Il legame tra perdita dei ghiacciai e siccità ha risvolti più drammatici in altre zone del Pianeta, come l’India, che proprio in queste settimane sta affrontando una delle siccità più letali della sua storia recente.

“In alcuni Paesi in Asia e Sud America, come il Pakistan, l’India, il Nepal o il Perù, l’apporto di acqua che arriva dai ghiacciai è molto più importante”, afferma Smiraglia. “Enormi fiumi come l’Indo o il Gange sono alimentati in modo massiccio da acqua che arriva dall’Himalaya o dal Karakorum". “In Pakistan ad esempio”, continua il ricercatore, “il paesaggio settentrionale è deserto, e la gente sopravvive perché vive nelle oasi che sono alimentate dai ghiacciai”.

Molti cambiamenti in pochi decenni - Le immagini dello scioglimento dei ghiacci perenni hanno la forza e la capacità di metterci viso a viso con le nostre responsabilità nel rompere gli equilibri del Pianeta e con le conseguenze della nostra incapacità di affrontare in modo efficace il cambiamento climatico.

“I grandi slogan come ‘salviamo il pianeta’ alle volte possono essere un boomerang”, afferma Ventura. “Spesso la comunicazione contro la crisi climatica ci invita a salvare il pianeta, salvare la natura, ma è un messaggio sbagliato, in realtà stiamo parlando di preservare la specie umana. Non è il pianeta che dobbiamo salvare, perché il pianeta si salva da solo. Dobbiamo salvare noi stessi, cambiando i nostri stili di vita”.

Durante le diverse spedizioni per studiare e fotografare i ghiacciai di tutto il mondo, Ventura ha incontrato decine di persone che già oggi stanno pagando il prezzo più alto per l’aumento delle temperature e il progressivo scioglimento dei ghiacci.

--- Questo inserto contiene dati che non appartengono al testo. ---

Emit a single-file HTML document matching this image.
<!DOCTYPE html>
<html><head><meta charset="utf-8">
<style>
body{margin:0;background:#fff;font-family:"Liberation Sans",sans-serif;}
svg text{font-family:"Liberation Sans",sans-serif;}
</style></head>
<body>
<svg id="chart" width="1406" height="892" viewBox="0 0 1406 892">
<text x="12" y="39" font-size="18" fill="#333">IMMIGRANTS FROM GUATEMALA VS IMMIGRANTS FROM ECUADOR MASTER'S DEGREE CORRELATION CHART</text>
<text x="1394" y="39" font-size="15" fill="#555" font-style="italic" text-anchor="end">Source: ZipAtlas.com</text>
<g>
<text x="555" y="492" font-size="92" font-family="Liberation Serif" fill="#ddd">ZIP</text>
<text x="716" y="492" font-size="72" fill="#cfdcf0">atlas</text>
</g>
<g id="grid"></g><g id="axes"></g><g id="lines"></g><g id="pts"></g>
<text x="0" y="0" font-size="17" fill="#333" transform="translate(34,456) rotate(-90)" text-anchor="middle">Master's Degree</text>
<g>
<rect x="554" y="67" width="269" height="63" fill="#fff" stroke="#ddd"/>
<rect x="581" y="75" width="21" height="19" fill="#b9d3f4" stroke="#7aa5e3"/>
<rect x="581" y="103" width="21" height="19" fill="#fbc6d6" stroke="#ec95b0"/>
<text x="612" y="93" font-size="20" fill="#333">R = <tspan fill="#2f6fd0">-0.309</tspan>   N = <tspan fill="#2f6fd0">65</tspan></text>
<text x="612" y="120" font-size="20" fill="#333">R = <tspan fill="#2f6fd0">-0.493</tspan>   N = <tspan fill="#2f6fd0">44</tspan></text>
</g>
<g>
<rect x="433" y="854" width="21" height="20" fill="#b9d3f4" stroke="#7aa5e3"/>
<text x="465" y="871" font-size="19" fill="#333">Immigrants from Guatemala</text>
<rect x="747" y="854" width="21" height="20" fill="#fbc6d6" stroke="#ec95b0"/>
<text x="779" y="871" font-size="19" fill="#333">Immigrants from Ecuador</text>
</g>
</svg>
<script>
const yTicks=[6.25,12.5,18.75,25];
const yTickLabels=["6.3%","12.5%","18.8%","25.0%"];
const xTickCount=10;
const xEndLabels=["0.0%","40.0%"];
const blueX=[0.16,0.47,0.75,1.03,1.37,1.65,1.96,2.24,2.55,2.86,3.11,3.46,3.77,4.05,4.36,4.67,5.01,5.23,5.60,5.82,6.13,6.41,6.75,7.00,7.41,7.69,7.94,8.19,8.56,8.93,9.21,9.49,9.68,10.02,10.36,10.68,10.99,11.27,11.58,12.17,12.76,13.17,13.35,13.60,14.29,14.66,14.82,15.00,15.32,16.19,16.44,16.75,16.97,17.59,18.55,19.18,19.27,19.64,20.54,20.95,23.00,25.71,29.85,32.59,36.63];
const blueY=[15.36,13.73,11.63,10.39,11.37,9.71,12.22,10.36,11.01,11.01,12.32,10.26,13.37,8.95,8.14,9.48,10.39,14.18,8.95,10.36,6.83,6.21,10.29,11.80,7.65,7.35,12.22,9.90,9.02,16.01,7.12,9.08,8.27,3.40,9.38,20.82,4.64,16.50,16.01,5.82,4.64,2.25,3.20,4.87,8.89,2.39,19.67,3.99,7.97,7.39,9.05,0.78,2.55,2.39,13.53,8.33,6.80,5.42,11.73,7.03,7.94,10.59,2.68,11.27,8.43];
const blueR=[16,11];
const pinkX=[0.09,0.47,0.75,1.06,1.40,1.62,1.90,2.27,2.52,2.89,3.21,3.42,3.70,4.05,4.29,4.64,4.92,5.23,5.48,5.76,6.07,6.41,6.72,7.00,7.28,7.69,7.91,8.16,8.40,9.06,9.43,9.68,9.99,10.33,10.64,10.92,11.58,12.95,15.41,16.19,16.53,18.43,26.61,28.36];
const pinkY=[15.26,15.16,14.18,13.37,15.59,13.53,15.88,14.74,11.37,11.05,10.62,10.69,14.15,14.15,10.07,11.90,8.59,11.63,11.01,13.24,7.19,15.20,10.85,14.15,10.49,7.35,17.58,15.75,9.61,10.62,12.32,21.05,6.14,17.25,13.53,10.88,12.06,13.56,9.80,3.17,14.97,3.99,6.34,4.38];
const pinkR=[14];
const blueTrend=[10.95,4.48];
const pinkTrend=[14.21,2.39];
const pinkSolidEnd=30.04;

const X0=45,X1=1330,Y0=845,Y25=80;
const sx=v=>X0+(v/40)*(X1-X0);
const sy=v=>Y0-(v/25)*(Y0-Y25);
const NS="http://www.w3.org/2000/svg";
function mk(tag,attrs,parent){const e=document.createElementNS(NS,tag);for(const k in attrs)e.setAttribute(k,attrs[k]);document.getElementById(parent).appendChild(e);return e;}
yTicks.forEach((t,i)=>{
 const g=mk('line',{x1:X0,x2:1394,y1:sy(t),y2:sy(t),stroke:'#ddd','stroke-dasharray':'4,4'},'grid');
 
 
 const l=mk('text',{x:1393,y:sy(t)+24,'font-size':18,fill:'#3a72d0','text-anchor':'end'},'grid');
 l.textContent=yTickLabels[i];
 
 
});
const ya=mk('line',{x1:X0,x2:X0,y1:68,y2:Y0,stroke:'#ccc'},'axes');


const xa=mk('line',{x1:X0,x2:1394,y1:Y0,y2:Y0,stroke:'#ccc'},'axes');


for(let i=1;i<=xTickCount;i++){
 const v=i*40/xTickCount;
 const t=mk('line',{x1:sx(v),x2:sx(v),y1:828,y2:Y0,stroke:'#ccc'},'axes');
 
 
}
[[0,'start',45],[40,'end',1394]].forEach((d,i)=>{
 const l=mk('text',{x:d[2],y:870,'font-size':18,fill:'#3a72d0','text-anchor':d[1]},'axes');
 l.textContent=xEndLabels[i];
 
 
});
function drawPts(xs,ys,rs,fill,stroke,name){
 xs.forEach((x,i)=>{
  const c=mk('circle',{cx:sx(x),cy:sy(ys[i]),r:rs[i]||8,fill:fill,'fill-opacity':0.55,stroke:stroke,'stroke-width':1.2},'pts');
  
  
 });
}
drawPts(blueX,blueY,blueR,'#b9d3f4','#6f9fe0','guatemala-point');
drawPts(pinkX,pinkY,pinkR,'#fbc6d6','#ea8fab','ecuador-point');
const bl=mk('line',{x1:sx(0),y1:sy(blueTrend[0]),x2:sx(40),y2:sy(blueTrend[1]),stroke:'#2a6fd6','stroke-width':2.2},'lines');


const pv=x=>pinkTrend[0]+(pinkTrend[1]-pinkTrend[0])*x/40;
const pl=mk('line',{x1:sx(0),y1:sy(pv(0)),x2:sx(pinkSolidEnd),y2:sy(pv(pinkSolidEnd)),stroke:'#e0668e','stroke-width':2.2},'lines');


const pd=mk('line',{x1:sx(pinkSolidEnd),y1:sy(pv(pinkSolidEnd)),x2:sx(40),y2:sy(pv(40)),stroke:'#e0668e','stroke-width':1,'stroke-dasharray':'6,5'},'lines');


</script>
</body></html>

“Abbiamo raccolto moltissime testimonianze di persone che hanno dovuto cambiare il loro stile di vita, cambiare lavoro”, racconta il fotografo. “Agricoltori novantenni mi hanno raccontato quasi in lacrime come è cambiata la loro vita in pochi decenni, hanno dovuto abbandonare il loro paese, in montagna, perché con lo scioglimento dei ghiacciai sono cambiati i corsi d’acqua: non avevano più il fieno da dare alle bestie. Hanno dovuto trovare nuovi lavori nelle città a valle. Lo stesso tra gli indiani d’America in Alaska: la vita delle persone è cambiata moltissimo”.

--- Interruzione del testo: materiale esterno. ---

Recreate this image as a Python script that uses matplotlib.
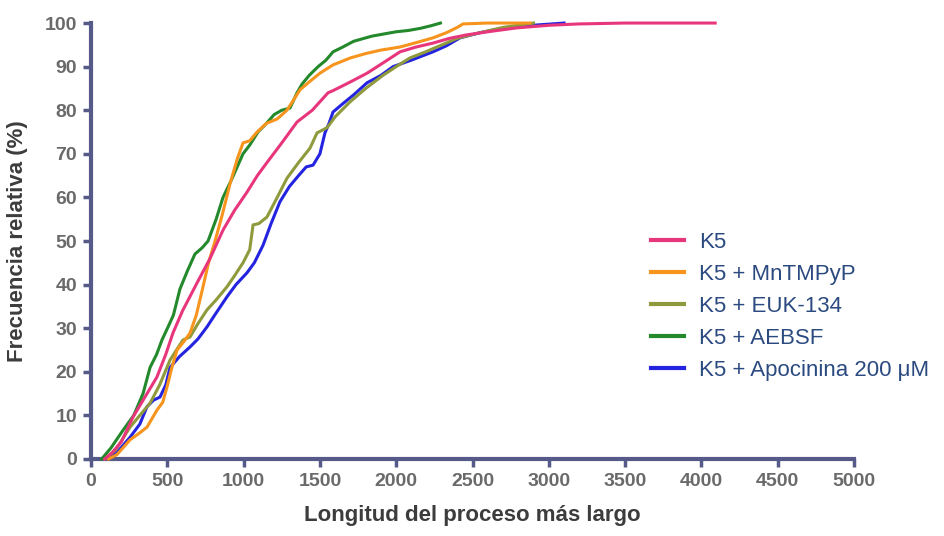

“Il progetto fotografico parla dei ghiacciai, ma anche del tempo”, continua Ventura. Ho utilizzato la metafora del tempo per far comprendere alle persone che nessuno di noi si può sottrarre al tempo che passa. Questo dovrebbe spingerci a una riflessione, a cercare di capire che non possiamo considerarci lontani dalla problematica dei ghiacciai, simbolo che qualcosa sta cambiando in modo repentino e pericoloso. Ormai abbiamo continuamente a che fare con gli esperti di cambiamenti climatici, per i periodi di siccità, per quelli di grande freddo, per la mancanza di acqua potabile nelle grandi città, per l’erosione delle coste, per la salinizzazione delle falde acquifere, per il fenomeno dei profughi climatici, per le alluvioni. Tutta una serie di conseguenze a catena, che a volte creano catastrofi”.

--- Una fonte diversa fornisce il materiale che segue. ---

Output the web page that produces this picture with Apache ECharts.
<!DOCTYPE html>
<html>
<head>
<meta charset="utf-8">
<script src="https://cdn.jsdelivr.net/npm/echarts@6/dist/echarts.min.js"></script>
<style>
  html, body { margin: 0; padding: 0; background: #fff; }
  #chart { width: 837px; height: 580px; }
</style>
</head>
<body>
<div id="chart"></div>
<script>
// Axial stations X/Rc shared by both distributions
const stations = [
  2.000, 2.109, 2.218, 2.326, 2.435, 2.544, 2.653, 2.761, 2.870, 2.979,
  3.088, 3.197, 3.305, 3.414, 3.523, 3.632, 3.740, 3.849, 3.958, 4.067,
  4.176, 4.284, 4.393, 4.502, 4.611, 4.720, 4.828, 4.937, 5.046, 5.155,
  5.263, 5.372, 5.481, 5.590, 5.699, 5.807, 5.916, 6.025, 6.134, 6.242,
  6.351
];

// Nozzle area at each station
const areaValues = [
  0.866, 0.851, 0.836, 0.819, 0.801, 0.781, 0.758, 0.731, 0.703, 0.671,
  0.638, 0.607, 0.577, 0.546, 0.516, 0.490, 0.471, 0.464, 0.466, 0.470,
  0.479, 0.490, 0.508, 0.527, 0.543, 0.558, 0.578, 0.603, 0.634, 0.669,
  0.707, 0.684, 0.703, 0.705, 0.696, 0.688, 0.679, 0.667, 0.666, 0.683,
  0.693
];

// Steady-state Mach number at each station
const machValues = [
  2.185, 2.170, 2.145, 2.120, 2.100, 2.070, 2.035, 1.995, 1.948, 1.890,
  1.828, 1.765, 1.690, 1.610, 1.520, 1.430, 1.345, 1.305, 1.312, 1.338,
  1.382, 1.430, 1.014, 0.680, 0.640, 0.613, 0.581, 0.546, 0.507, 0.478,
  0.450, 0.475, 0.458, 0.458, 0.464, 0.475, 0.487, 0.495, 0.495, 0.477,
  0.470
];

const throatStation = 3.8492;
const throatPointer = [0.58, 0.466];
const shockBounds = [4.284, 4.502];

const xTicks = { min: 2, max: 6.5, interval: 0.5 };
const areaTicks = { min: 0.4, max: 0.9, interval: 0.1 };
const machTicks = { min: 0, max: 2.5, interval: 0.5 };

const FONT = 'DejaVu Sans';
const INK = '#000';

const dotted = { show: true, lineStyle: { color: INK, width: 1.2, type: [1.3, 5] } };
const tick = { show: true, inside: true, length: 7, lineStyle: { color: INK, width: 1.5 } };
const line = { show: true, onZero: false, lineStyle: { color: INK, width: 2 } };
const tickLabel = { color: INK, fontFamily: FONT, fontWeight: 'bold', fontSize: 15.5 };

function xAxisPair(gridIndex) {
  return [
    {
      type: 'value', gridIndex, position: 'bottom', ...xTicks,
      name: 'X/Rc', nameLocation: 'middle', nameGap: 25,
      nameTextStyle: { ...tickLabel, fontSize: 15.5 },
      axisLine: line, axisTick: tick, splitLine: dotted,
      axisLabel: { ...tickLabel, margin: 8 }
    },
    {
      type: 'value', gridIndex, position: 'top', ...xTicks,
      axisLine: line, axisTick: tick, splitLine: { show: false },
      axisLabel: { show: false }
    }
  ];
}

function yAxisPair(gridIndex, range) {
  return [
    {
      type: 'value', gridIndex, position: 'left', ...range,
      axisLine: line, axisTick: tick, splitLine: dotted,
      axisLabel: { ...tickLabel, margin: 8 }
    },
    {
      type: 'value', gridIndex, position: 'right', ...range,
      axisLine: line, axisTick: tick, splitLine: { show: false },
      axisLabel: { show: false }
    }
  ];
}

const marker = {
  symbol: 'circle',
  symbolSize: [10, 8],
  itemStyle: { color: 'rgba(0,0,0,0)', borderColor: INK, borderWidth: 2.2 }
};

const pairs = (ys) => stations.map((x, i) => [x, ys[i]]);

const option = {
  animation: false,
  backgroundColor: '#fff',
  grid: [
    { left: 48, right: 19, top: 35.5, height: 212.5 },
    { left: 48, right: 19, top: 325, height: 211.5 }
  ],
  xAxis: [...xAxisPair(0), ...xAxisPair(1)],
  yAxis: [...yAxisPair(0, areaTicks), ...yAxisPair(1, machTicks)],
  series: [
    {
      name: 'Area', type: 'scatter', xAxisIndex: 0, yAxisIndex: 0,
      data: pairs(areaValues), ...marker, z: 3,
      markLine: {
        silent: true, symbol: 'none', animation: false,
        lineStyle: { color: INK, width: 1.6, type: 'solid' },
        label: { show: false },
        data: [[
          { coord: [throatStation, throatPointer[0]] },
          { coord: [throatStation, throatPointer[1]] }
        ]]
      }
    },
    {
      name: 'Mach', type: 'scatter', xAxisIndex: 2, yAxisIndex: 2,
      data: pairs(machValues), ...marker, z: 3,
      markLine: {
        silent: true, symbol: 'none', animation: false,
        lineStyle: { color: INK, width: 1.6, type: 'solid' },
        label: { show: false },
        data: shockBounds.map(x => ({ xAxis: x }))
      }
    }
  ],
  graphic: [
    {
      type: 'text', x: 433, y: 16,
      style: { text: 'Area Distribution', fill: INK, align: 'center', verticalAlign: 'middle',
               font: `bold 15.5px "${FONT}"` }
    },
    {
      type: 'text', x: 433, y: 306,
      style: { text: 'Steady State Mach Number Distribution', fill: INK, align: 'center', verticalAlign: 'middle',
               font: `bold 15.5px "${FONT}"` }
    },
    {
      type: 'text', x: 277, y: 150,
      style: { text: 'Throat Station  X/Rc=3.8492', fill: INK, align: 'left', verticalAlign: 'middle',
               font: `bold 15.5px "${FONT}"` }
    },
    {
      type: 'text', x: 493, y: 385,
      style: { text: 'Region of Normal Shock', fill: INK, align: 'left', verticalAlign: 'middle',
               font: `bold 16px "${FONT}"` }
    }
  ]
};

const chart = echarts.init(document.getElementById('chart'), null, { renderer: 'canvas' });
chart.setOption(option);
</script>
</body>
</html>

Nell’introduzione alla mostra di Ventura, lo scrittore e alpinista Enrico Camanni rende bene lo stesso senso di urgenza, parlando delle sensazioni che lasciano nello spettatore le foto comparative dei ghiacciai che muoiono: “Alla fine di un percorso sospeso tra nostalgia e indignazione, scopriamo che gli unici personaggi perdenti di questo film fantastico siamo noi stessi, spettatori del nostro operato. Siamo gli unici naufraghi da salvare in questo affondamento epocale, perché la scomparsa dei ghiacciai è il segno del nostro fare e del nostro distruggere”.